David Caulfield

Don't know what to focus on? Develop a vision

How to know you're not focusing

Do you ask yourself any of these questions?

  • Where am I going in my job?
  • Why do I feel demotivated even though I have the position I always wanted?
  • How do I get rid of the feeling of being stuck?
  • Why am I not motivated to improve anything?
  • Why do I feel the need to try everything?

I've had some of these questions in the past. Sometimes, I've achieved exactly what I wanted and set out to do, but I still had the feeling I wasn't progressing. Some people say "I'd love to be the CEO of a company some day". But when I hear that, I hear "I'd love to achieve the title of CEO some day". And this tells me that they probably have no idea what being a CEO entails. Because achieving the title is arguably the easiest part of being a CEO. The real journey begins after that.

And this is what I admire about people in big positions. Think CEOs, presidents, politicians, sports people. They understand there is no final destination. Once they have accomplished something big, they know they have to wake up the next day and keep moving. This mindset is different to the mindset most of us have. We generally treat the goal as the final destination. The CEO treats their accomplishment as a milestone along a bigger journey. When we treat goals as final destinations, we can get caught asking ourselves the questions like "Ok I achieve my difficult goal...what's next?". The CEO needs to start leading the company. The graduate needs to start looking for a job. The PHD graduate needs to know what to do with their PHD. The Wimbledon champion needs to prepare for next years' competition.

Developing a Vision

Goals need to have a bigger picture that include ourselves and the people around us. When the CEO wakes up everyday to a new problem that could end the company, they need to be able to say "This is worth getting up for because...". When the PHD student is feeling burnt out in their 3rd year of consecutive study, they need to be able to say "I'm going through this pain because...". The same goes for any difficult task. You need to be able to say "This is worth it because...".

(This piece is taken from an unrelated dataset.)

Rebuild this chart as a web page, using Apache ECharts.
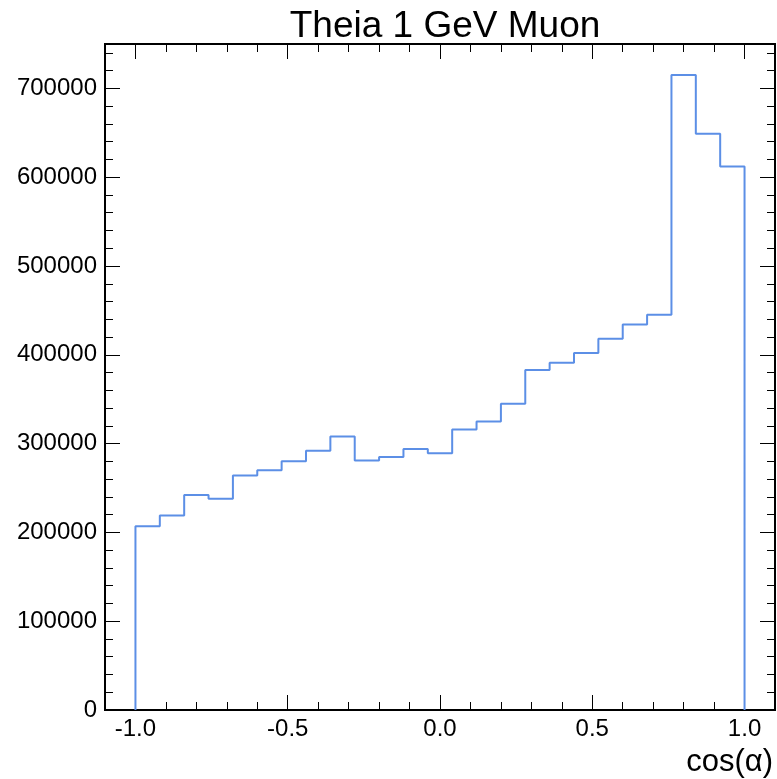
<!DOCTYPE html>
<html>
<head>
<meta charset="utf-8">
<script src="https://cdn.jsdelivr.net/npm/echarts@6/dist/echarts.min.js"></script>
<style>html,body{margin:0;padding:0;background:#fff;}#c{width:777px;height:779px;}</style>
</head>
<body>
<div id="c"></div>
<script>
const binEdges = [-1.0,-0.92,-0.84,-0.76,-0.68,-0.60,-0.52,-0.44,-0.36,-0.28,-0.20,-0.12,-0.04,0.04,0.12,0.20,0.28,0.36,0.44,0.52,0.60,0.68,0.76,0.84,0.92,1.0];
const counts = [207000,219000,242000,238000,264000,270000,280000,292000,308000,281000,285000,294000,289000,316000,325000,345000,383000,391000,402000,418000,434000,445000,715000,649000,612000];
const xMajorTicks = [-1.0,-0.5,0.0,0.5,1.0];
const xMinorTicks = [-1.0,-0.9,-0.8,-0.7,-0.6,-0.5,-0.4,-0.3,-0.2,-0.1,0.0,0.1,0.2,0.3,0.4,0.5,0.6,0.7,0.8,0.9,1.0];
const yMajorTicks = [0,100000,200000,300000,400000,500000,600000,700000];
const yMinorTicks = [0,20000,40000,60000,80000,100000,120000,140000,160000,180000,200000,220000,240000,260000,280000,300000,320000,340000,360000,380000,400000,420000,440000,460000,480000,500000,520000,540000,560000,580000,600000,620000,640000,660000,680000,700000,720000,740000];

// step outline of the histogram
const pts = [[binEdges[0], 0]];
for (let i = 0; i < counts.length; i++) {
  pts.push([binEdges[i], counts[i]]);
  pts.push([binEdges[i + 1], counts[i]]);
}
pts.push([binEdges[binEdges.length - 1], 0]);

const FONT = 'Liberation Sans, Arial, Helvetica, sans-serif';
const XMIN = -1.1, XMAX = 1.1, YMIN = 0, YMAX = 750000;

function xAx(pos, values, len, labels) {
  return {
    type: 'value', position: pos, min: XMIN, max: XMAX,
    axisLine: {show: false, onZero: false},
    splitLine: {show: false},
    axisTick: {show: true, inside: true, length: len, customValues: values, lineStyle: {color: '#000', width: 1}},
    axisLabel: labels ? {show: true, customValues: xMajorTicks, margin: 7, color: '#000', fontSize: 24, fontFamily: FONT,
      formatter: v => v.toFixed(1)} : {show: false}
  };
}
function yAx(pos, values, len, labels) {
  return {
    type: 'value', position: pos, min: YMIN, max: YMAX,
    axisLine: {show: false, onZero: false},
    splitLine: {show: false},
    axisTick: {show: true, inside: true, length: len, customValues: values, lineStyle: {color: '#000', width: 1}},
    axisLabel: labels ? {show: true, customValues: yMajorTicks, margin: 8, color: '#000', fontSize: 24, fontFamily: FONT,
      padding: [5, 0, 0, 0], formatter: v => String(v)} : {show: false}
  };
}

const chart = echarts.init(document.getElementById('c'), null, {renderer: 'canvas'});
chart.setOption({
  animation: false,
  backgroundColor: '#fff',
  title: {
    text: 'Theia 1 GeV Muon', left: 440, top: 3, textAlign: 'center',
    textStyle: {fontSize: 37, fontWeight: 'normal', color: '#000', fontFamily: FONT}
  },
  grid: {left: 105, right: 2, top: 44, bottom: 69, show: true, borderColor: '#000', borderWidth: 2, backgroundColor: 'transparent'},
  xAxis: [
    xAx('bottom', xMajorTicks, 15, true),
    xAx('bottom', xMinorTicks, 8, false),
    xAx('top', xMajorTicks, 15, false),
    xAx('top', xMinorTicks, 8, false)
  ],
  yAxis: [
    yAx('left', yMajorTicks, 15, true),
    yAx('left', yMinorTicks, 8, false),
    yAx('right', yMajorTicks, 15, false),
    yAx('right', yMinorTicks, 8, false)
  ],
  graphic: [{
    type: 'text', right: 4, bottom: 1,
    style: {text: 'cos(α)', fontSize: 31, fontFamily: FONT, fill: '#000'}
  }],
  series: [{
    type: 'line', xAxisIndex: 0, yAxisIndex: 0, data: pts,
    showSymbol: false, symbol: 'none', clip: true,
    lineStyle: {color: '#5c8fe6', width: 2}
  }]
});
</script>
</body>
</html>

The "because" is our vision.

  • What will solving this problem get you?
  • What step of the journey will you be closer to after today?
  • Why is the pain today / this week / this month / this year worth it?

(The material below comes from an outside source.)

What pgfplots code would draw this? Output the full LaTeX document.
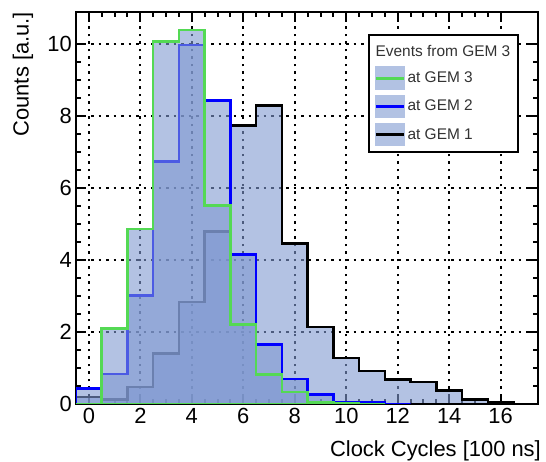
\documentclass[border=0pt]{standalone}
\usepackage{fontspec}
\setmainfont{Liberation Sans}
\usepackage{pgfplots}
\pgfplotsset{compat=1.18}
\definecolor{gemgreen}{rgb}{0.33,0.85,0.33}
\definecolor{gemblue}{rgb}{0,0,1}
\definecolor{fillc}{rgb}{0.5,0.6,0.82}
\begin{document}
\begin{tikzpicture}
\useasboundingbox (0,0) rectangle (546bp,462bp);
\begin{axis}[
  at={(76bp,58bp)}, anchor=south west,
  scale only axis, width=462bp, height=392bp,
  xmin=-0.5, xmax=17.45, ymin=0, ymax=10.9,
  xtick={0,2,...,16}, ytick={0,2,...,10},
  minor x tick num=3, minor y tick num=3,
  tick align=inside, xtick pos=both, ytick pos=both,
  major tick length=10bp, minor tick length=5bp,
  every tick/.style={black, line width=2bp},
  axis line style={line width=2.5bp},
  grid=major,
  major grid style={black, line width=2bp, dash pattern=on 2.5bp off 5bp},
  /pgf/number format/assume math mode=true,
  tick label style={font=\fontsize{22}{24}\selectfont},
  xticklabel style={inner sep=0pt, anchor=north, yshift=-4bp},
  yticklabel style={inner sep=0pt, anchor=east, xshift=-4bp},
  xlabel={Clock Cycles [100 ns]},
  ylabel={Counts [a.u.]},
  every axis x label/.style={at={(rel axis cs:1.0065,-0.1352)}, anchor=base east, inner sep=0pt, font=\fontsize{22}{24}\selectfont},
  every axis y label/.style={at={(rel axis cs:-0.1028,1)}, anchor=base east, rotate=90, inner sep=0pt, font=\fontsize{22}{24}\selectfont},
  legend style={at={(0.959,0.944)}, anchor=north east, draw=black, line width=2.5bp,
    font=\fontsize{15.5}{18}\selectfont, row sep=4.7bp, inner sep=5.5bp,
    text=black!80},
  legend cell align=left,
]
% GEM 1 (black)
\addplot[const plot, draw=black, line width=2.5bp, fill=fillc, fill opacity=0.6, draw opacity=1, forget plot]
 coordinates {(-0.5,0.2) (0.5,0.12) (1.5,0.47) (2.5,1.4) (3.5,2.83) (4.5,4.8) (5.5,7.74) (6.5,8.3) (7.5,4.46) (8.5,2.14) (9.5,1.28) (10.5,0.92) (11.5,0.68) (12.5,0.61) (13.5,0.37) (14.5,0.13) (15.5,0.04) (16.5,0.04)} \closedcycle;
% GEM 2 (blue)
\addplot[const plot, draw=gemblue, line width=2.5bp, fill=fillc, fill opacity=0.6, draw opacity=1, forget plot]
 coordinates {(-0.5,0.43) (0.5,0.84) (1.5,3.02) (2.5,6.74) (3.5,9.98) (4.5,8.44) (5.5,4.16) (6.5,1.66) (7.5,0.69) (8.5,0.27) (9.5,0.05) (10.5,0.04) (11.5,0) (12.5,0)} \closedcycle;
% GEM 3 (green)
\addplot[const plot, draw=gemgreen, line width=2.5bp, fill=fillc, fill opacity=0.6, draw opacity=1, forget plot]
 coordinates {(-0.5,0) (0.5,2.1) (1.5,4.87) (2.5,10.08) (3.5,10.4) (4.5,5.52) (5.5,2.21) (6.5,0.82) (7.5,0.33) (8.5,0.05) (9.5,0.03) (10.5,0) (11.5,0)} \closedcycle;
\addlegendimage{legend image code/.code={\path[draw=none,fill=none] (0bp,-10.5bp) rectangle (28bp,10.5bp);}}
\addlegendentry{\hspace*{-32bp}Events from GEM 3}
\addlegendimage{legend image code/.code={\fill[fillc!60!white] (0bp,-10.5bp) rectangle (28bp,10.5bp); \draw[line width=3bp,gemgreen] (0bp,0bp) -- (28bp,0bp);}}
\addlegendentry{at GEM 3}
\addlegendimage{legend image code/.code={\fill[fillc!60!white] (0bp,-10.5bp) rectangle (28bp,10.5bp); \draw[line width=3bp,gemblue] (0bp,0bp) -- (28bp,0bp);}}
\addlegendentry{at GEM 2}
\addlegendimage{legend image code/.code={\fill[fillc!60!white] (0bp,-10.5bp) rectangle (28bp,10.5bp); \draw[line width=3bp,black] (0bp,0bp) -- (28bp,0bp);}}
\addlegendentry{at GEM 1}
\end{axis}
\end{tikzpicture}
\end{document}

The answer is unique to everyone and can include visions like family, career, health and finances.


Writing it down

For some reason, writing down our vision and integrating our current goals gives it more power. It is difficult to write down what we want for the future, because acknowledging what could be means acknowledging what might not happen. But doing so organises our messy thoughts. We might think we know what we want becuase we've said "I've thought about this a lot". But we haven't really thought about it unless it's written down. The future is too complicated to analyze in our heads. There are too many variables, conflicts and outcomes.

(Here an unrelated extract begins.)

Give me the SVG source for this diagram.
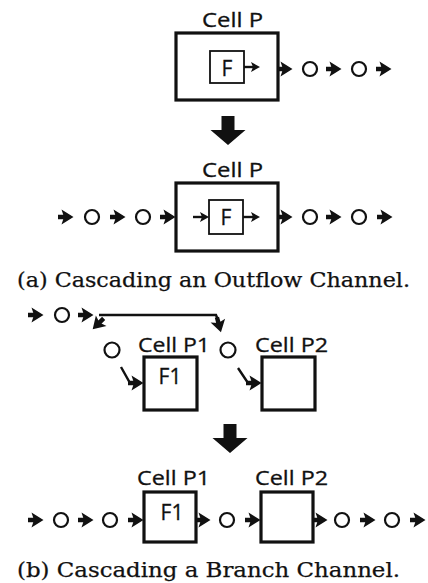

For example, I recently wrote down my vision of the future. After identifying the main goals and defining the steps to getting there, I realised two goals were in conflict. I saw that developing my new hobby required me to be away every Saturday for a few hours, conflicting with another goal to spend more time with my family. Until I wrote this down, I didn't see the conflict, even though it seems obvious in hindsight.

Steps to developing a vision

If you want to try this out, you can start developing a vision by answering the following questions:

  • Where do you want to be in 5 years with your job?
  • Describe what your ideal family life would be like. Include parents, siblings, children, partner...
  • Combine everything and describe your ideal future:
    • Where do you want to be?
    • What do you want to do?
    • What kind of person do you want to be?
    • Why do you want these things?
    • What steps will you take towards these goals?
    • When will you start each step?

Vision Outline

Finally, describe the kind of vision you don't want. As you right out a future you dislike, you will realise that it is not only possible, but likely to happen if you don't work towards your vision.

  • If you failed to achieve the above, how would you feel?
  • What does the future look like with none of the above goals achieved?
  • Would failing to achieve your vision cause pain or anxiety on you or your loved ones?

While the previous exercises describe a vision to run towards, this will help you build a picture of the kind of future you want to run away from.